You can watch child artistes hosting, singing, dancing and even cooking on shows like Dance India Dance Li’l Masters, India’s Best Dramebaaz, India’s Got Talent and Junior Master Chef. Now, they are even hosting chat shows.

Sargun Mehta, who co-hosts Boogie Woogie (BW) with child artiste Rakshit Wahi, says, "It’s a refreshing change to have a child co-host a show than have a couple or two girls exchange banter. With them, innocence and fun elements come into play."

Child artiste Saloni Daini, who became a household name because of her comic character, Gangubai, started the trend by hosting Chote Miyan 2. Later, Dhairya Sonecha and Afsha Musani hosted Sa Re Ga Ma Pa L’il Champs. Shreya Acharya also wowed the audience with her antics in Dance India Dance Li’l Masters. Producer Rajan Shahi says, "The audience loves watching a child interact with others. But the makers also need to ensure that they don’t miss school or shoot for long hours."
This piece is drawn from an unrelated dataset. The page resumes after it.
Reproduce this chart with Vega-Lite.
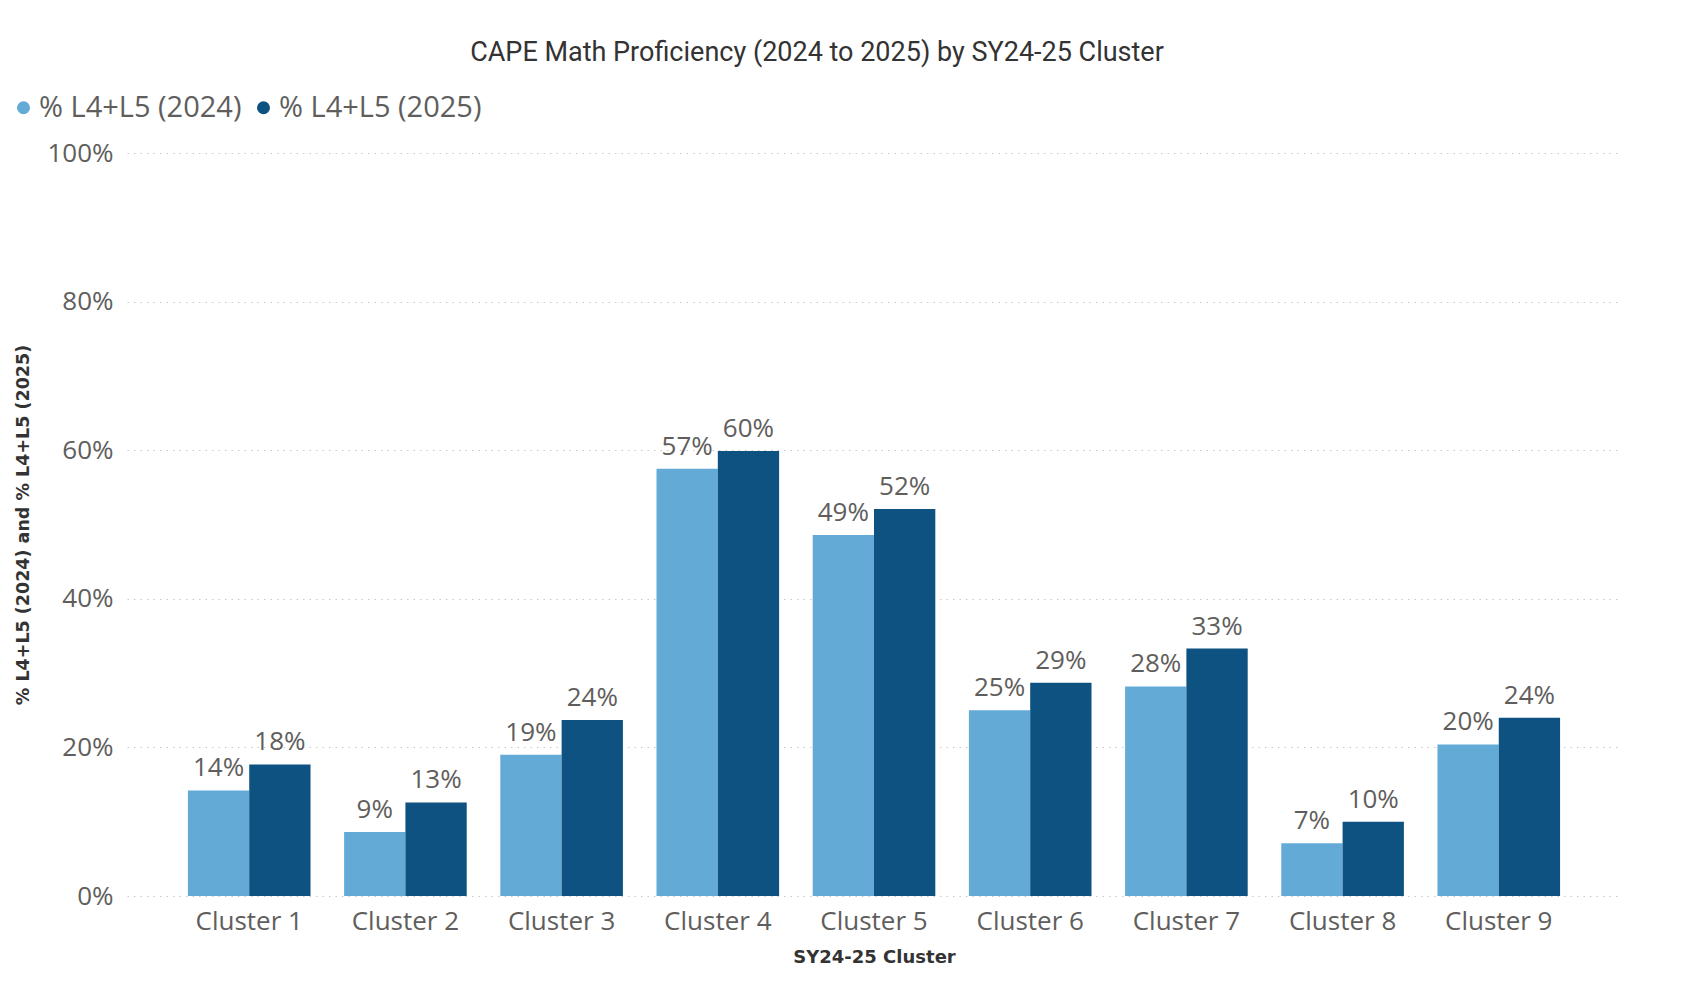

Sargun believes that there are challenges too, when it comes to having kids as regular features on a show. "It takes a lot of time for a child to get the hang of a teleprompter or be spontaneous. In a serial, you can do retakes, but on a reality show, if the action-reaction is missing, the chemistry is tough to create," she says, adding that her pairing with Rakshit works because it’s a dance reality with kids.

The newest addition to the list is young Sadhil Kapoor, who has his very own chat show, Captain Tiao. He interviews celebrities, asking about their childhood, and has some fun activities for his kiddie viewers.

Shahi insists that kids must be encouraged to pursue their talent, but at the same time, proper care and guidance is required. "There is a thin line, because at times, I haven’t liked the double meaning dialogues that some kids have spoken in jest on stage. The makers have to ensure that the line isn’t crossed, as it may look crass," he explains.

And, is the trend of having kids host TV shows here to stay? "It’s nice while it’s on, but just like this is a novelty today, it might be something else tomorrow," says Sargun.